** START OF Dataset section **
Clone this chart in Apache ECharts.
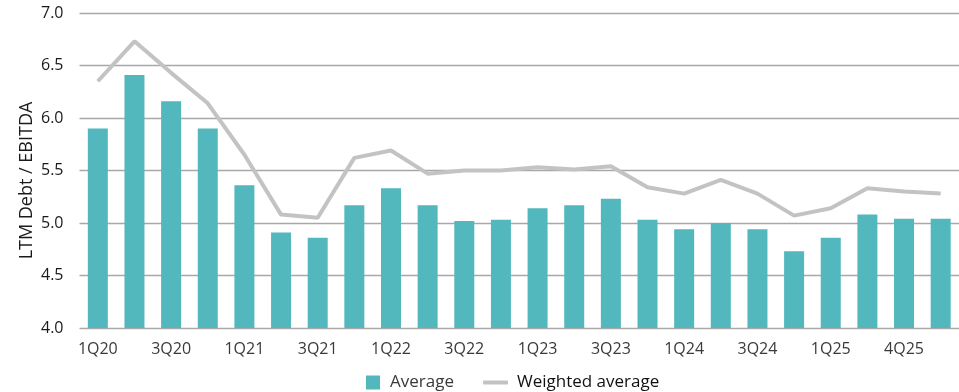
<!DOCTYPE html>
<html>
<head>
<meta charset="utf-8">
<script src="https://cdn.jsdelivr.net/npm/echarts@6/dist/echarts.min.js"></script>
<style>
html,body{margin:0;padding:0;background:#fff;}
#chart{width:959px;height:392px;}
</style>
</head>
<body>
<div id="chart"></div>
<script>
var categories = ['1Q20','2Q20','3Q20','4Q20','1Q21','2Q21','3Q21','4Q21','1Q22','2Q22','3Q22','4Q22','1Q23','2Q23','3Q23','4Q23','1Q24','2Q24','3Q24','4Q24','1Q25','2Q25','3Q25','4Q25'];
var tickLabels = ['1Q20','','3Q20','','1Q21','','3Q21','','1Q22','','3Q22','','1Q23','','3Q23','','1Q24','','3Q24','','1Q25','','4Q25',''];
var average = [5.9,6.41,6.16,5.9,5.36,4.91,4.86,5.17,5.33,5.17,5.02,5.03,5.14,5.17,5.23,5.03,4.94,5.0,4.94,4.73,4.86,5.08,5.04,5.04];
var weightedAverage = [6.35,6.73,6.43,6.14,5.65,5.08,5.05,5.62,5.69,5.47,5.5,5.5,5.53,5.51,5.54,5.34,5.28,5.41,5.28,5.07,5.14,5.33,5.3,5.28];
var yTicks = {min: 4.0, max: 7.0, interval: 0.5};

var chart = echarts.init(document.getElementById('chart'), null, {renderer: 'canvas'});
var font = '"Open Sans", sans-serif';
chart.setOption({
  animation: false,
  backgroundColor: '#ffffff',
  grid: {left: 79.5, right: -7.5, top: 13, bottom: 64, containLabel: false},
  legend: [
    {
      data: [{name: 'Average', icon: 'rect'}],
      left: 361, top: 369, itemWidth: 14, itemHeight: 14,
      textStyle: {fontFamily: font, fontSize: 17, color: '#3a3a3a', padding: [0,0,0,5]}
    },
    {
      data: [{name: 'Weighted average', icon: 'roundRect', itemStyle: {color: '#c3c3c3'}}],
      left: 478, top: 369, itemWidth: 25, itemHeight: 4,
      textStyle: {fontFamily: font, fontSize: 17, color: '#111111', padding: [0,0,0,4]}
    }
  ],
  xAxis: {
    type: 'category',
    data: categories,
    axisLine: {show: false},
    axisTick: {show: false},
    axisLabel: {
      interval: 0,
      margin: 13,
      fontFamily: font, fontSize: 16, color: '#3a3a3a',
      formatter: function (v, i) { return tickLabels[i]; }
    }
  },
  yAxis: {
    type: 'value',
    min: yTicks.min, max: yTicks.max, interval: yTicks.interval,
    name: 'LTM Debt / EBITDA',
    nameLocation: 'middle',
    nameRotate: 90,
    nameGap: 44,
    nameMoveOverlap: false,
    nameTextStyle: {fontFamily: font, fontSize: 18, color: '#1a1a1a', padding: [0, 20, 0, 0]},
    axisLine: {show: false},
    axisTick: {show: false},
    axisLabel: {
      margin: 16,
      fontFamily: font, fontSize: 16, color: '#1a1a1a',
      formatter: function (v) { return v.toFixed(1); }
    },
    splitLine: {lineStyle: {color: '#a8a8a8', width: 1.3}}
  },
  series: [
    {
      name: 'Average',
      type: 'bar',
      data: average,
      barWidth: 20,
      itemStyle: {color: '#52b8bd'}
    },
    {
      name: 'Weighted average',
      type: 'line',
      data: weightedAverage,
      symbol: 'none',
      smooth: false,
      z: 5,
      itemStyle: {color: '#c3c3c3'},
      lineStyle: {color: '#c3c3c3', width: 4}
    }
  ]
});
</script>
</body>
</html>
** END OF Dataset section **
What is required
Make an exact copy of the data, leaving its pictures out.

Exercise solution
Clone this chart in Apache ECharts.
<!DOCTYPE html>
<html>
<head>
<meta charset="utf-8">
<script src="https://cdn.jsdelivr.net/npm/echarts@6/dist/echarts.min.js"></script>
<style>
html,body{margin:0;padding:0;background:#fff;}
#chart{width:959px;height:392px;}
</style>
</head>
<body>
<div id="chart"></div>
<script>
var categories = ['1Q20','2Q20','3Q20','4Q20','1Q21','2Q21','3Q21','4Q21','1Q22','2Q22','3Q22','4Q22','1Q23','2Q23','3Q23','4Q23','1Q24','2Q24','3Q24','4Q24','1Q25','2Q25','3Q25','4Q25'];
var tickLabels = ['1Q20','','3Q20','','1Q21','','3Q21','','1Q22','','3Q22','','1Q23','','3Q23','','1Q24','','3Q24','','1Q25','','4Q25',''];
var average = [5.9,6.41,6.16,5.9,5.36,4.91,4.86,5.17,5.33,5.17,5.02,5.03,5.14,5.17,5.23,5.03,4.94,5.0,4.94,4.73,4.86,5.08,5.04,5.04];
var weightedAverage = [6.35,6.73,6.43,6.14,5.65,5.08,5.05,5.62,5.69,5.47,5.5,5.5,5.53,5.51,5.54,5.34,5.28,5.41,5.28,5.07,5.14,5.33,5.3,5.28];
var yTicks = {min: 4.0, max: 7.0, interval: 0.5};

var chart = echarts.init(document.getElementById('chart'), null, {renderer: 'canvas'});
var font = '"Open Sans", sans-serif';
chart.setOption({
  animation: false,
  backgroundColor: '#ffffff',
  grid: {left: 79.5, right: -7.5, top: 13, bottom: 64, containLabel: false},
  legend: [
    {
      data: [{name: 'Average', icon: 'rect'}],
      left: 361, top: 369, itemWidth: 14, itemHeight: 14,
      textStyle: {fontFamily: font, fontSize: 17, color: '#3a3a3a', padding: [0,0,0,5]}
    },
    {
      data: [{name: 'Weighted average', icon: 'roundRect', itemStyle: {color: '#c3c3c3'}}],
      left: 478, top: 369, itemWidth: 25, itemHeight: 4,
      textStyle: {fontFamily: font, fontSize: 17, color: '#111111', padding: [0,0,0,4]}
    }
  ],
  xAxis: {
    type: 'category',
    data: categories,
    axisLine: {show: false},
    axisTick: {show: false},
    axisLabel: {
      interval: 0,
      margin: 13,
      fontFamily: font, fontSize: 16, color: '#3a3a3a',
      formatter: function (v, i) { return tickLabels[i]; }
    }
  },
  yAxis: {
    type: 'value',
    min: yTicks.min, max: yTicks.max, interval: yTicks.interval,
    name: 'LTM Debt / EBITDA',
    nameLocation: 'middle',
    nameRotate: 90,
    nameGap: 44,
    nameMoveOverlap: false,
    nameTextStyle: {fontFamily: font, fontSize: 18, color: '#1a1a1a', padding: [0, 20, 0, 0]},
    axisLine: {show: false},
    axisTick: {show: false},
    axisLabel: {
      margin: 16,
      fontFamily: font, fontSize: 16, color: '#1a1a1a',
      formatter: function (v) { return v.toFixed(1); }
    },
    splitLine: {lineStyle: {color: '#a8a8a8', width: 1.3}}
  },
  series: [
    {
      name: 'Average',
      type: 'bar',
      data: average,
      barWidth: 20,
      itemStyle: {color: '#52b8bd'}
    },
    {
      name: 'Weighted average',
      type: 'line',
      data: weightedAverage,
      symbol: 'none',
      smooth: false,
      z: 5,
      itemStyle: {color: '#c3c3c3'},
      lineStyle: {color: '#c3c3c3', width: 4}
    }
  ]
});
</script>
</body>
</html>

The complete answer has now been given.